The substantive part:

NEW YORK (AP) — NBA player Thabo Sefolosha, who was arrested outside a New York City nightclub in April following a confrontation with police officer, has a character “of the highest order,” his head coach, Mike Budenholzer, testified Thursday.

Taking the stand as the final defense witness in Sefolosha’s trial, Budenholzer described the Atlanta Hawks guard-forward as “highly intelligent” and a “hard worker.”

When asked by defense attorney Alex Spiro to describe his character, he said it was, “of the highest order.”

“Thabo is of the highest character,” he said during brief testimony in Manhattan Criminal Court.

The Swiss national is charged with misdemeanor obstructing government administration, disorderly conduct and resisting arrest charges stemming from a confrontation with officers outside a trendy Manhattan nightclub early in the morning on April 8. He has pleaded not guilty.

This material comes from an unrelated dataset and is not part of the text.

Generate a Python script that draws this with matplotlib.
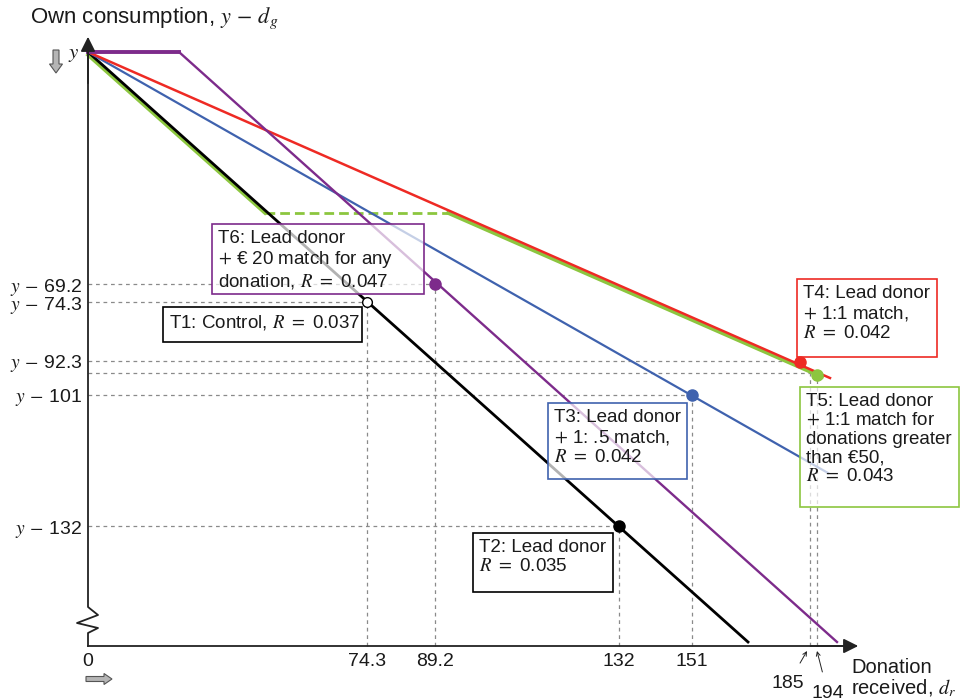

Officers testified this week that Sefolosha and former teammate Pero Antic repeatedly disobeyed their orders to move off the block and away from a crime scene that had been established following the earlier stabbing of another NBA player, Chris Copeland, and two women.

One of the officers also said Sefolosha lunged at an officer with his arm extended but was intercepted before making contact, eventually taken to the ground and arrested.

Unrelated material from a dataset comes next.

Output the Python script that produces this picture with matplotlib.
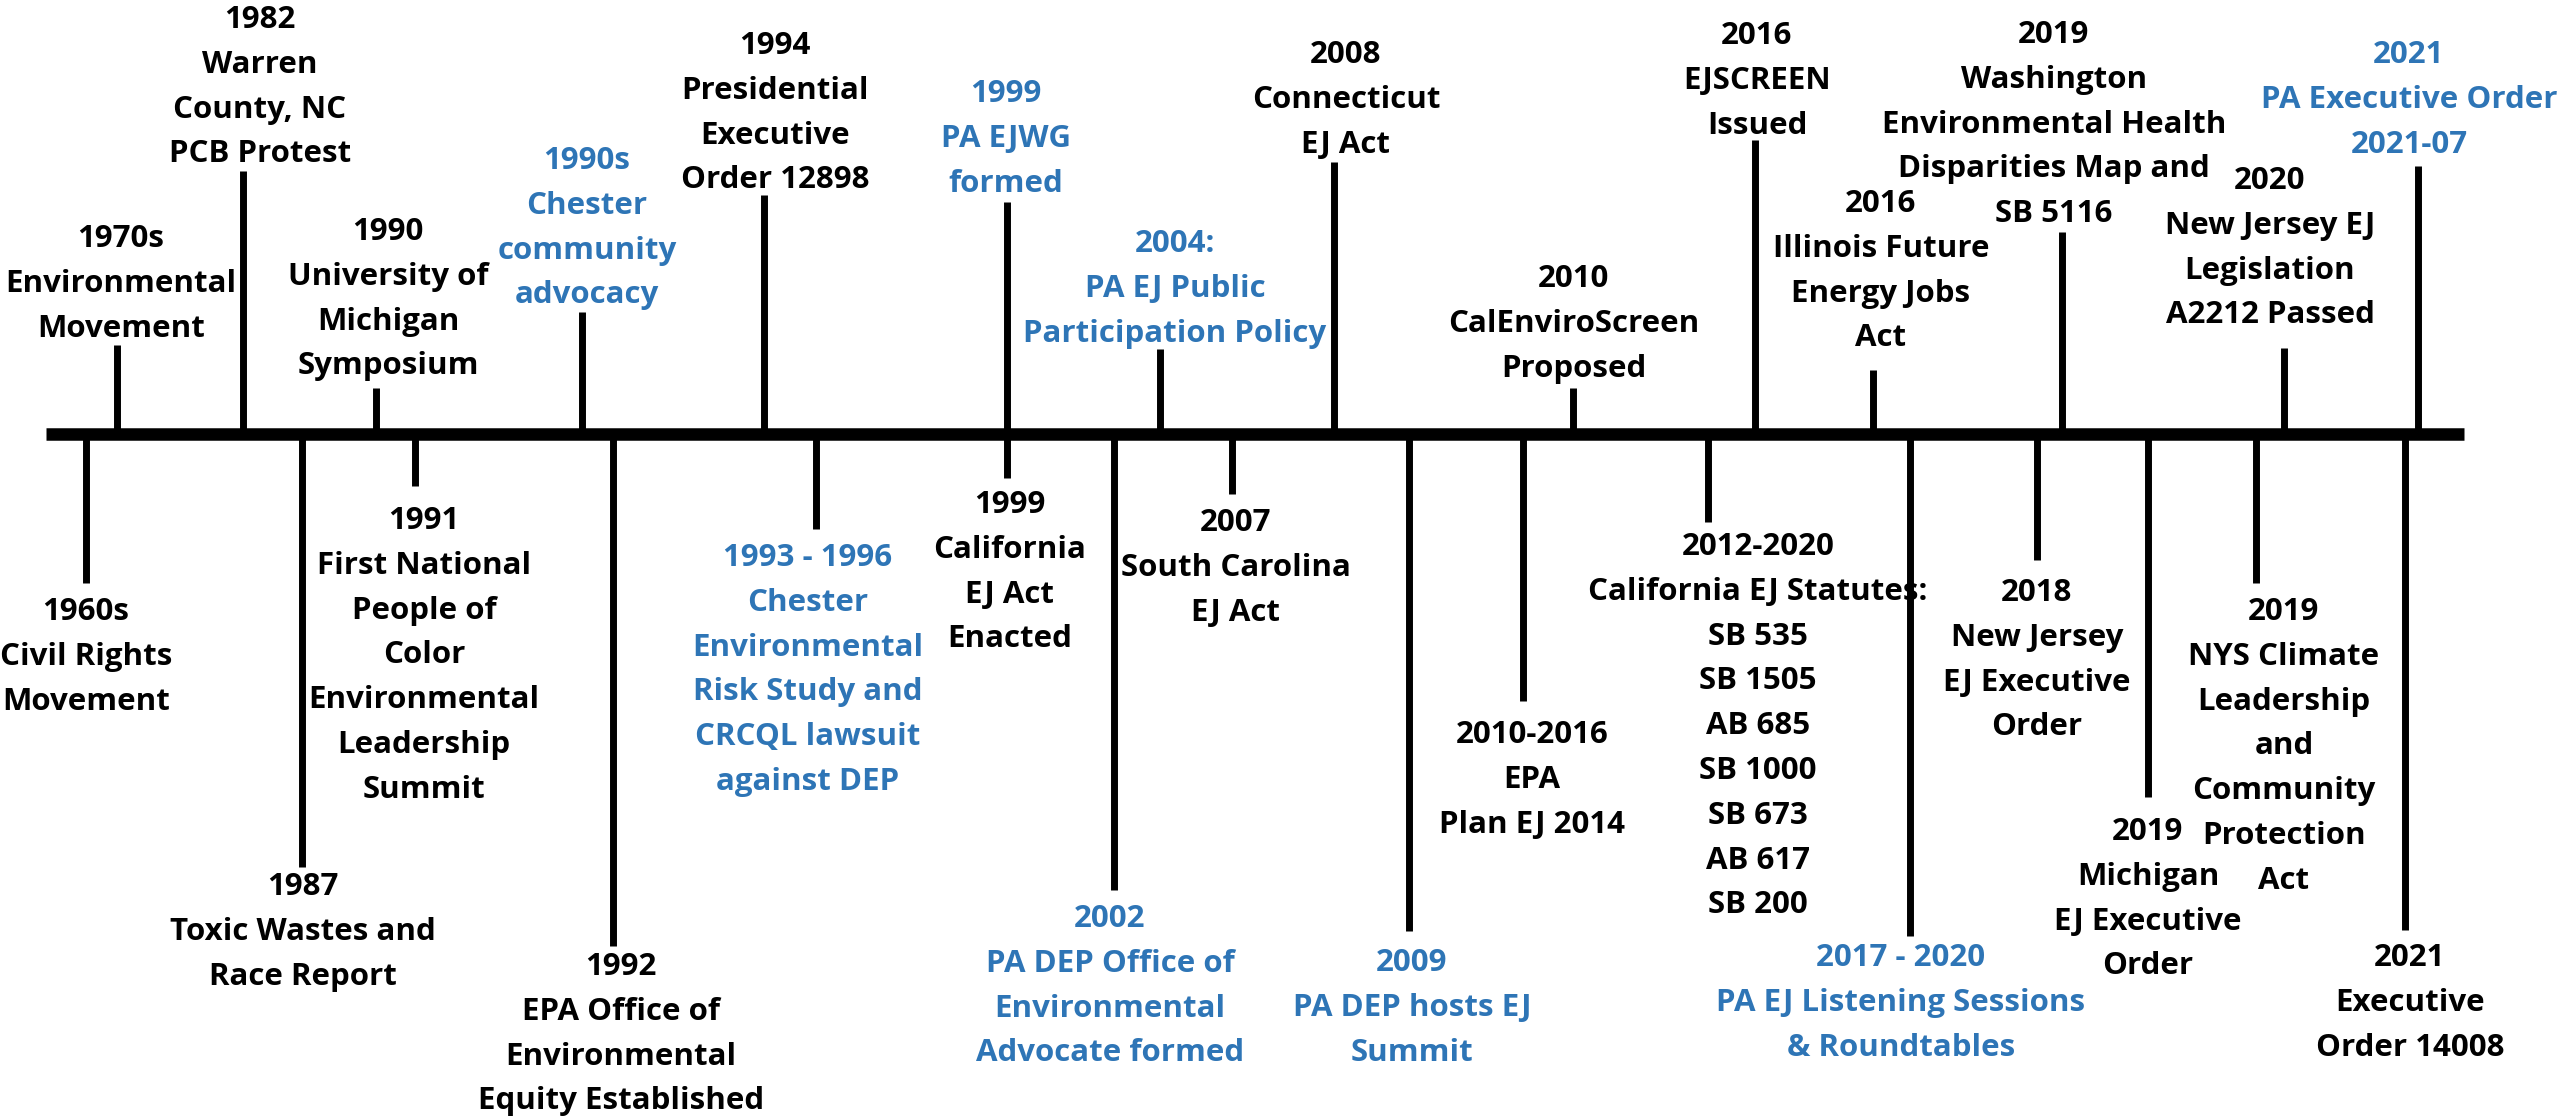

Sefolosha has testified that he was complying with orders and moving up the block as a particularly aggressive officer screamed profanities at him.

His attorney has argued that his client was singled out by the officer, who is white, because Sefolosha is black.

Sefolosha testified Thursday that he was trying to give money to a panhandler before entering an awaiting car when he was grabbed by police. He said his leg was kicked in the scuffle and he was taken to the ground, handcuffed and hauled to a police precinct. He suffered a fractured right leg, which forced him to miss the playoffs.

The case is the second one involving high-profile athletes accusing New York Police Department officers of wrongdoing this year. On Wednesday, the city agency charged with investigating police misconduct substantiated claims by former tennis star James Blake that an officer used excessive force when he took him to the ground last month after mistkaing Blake for a fraud suspect.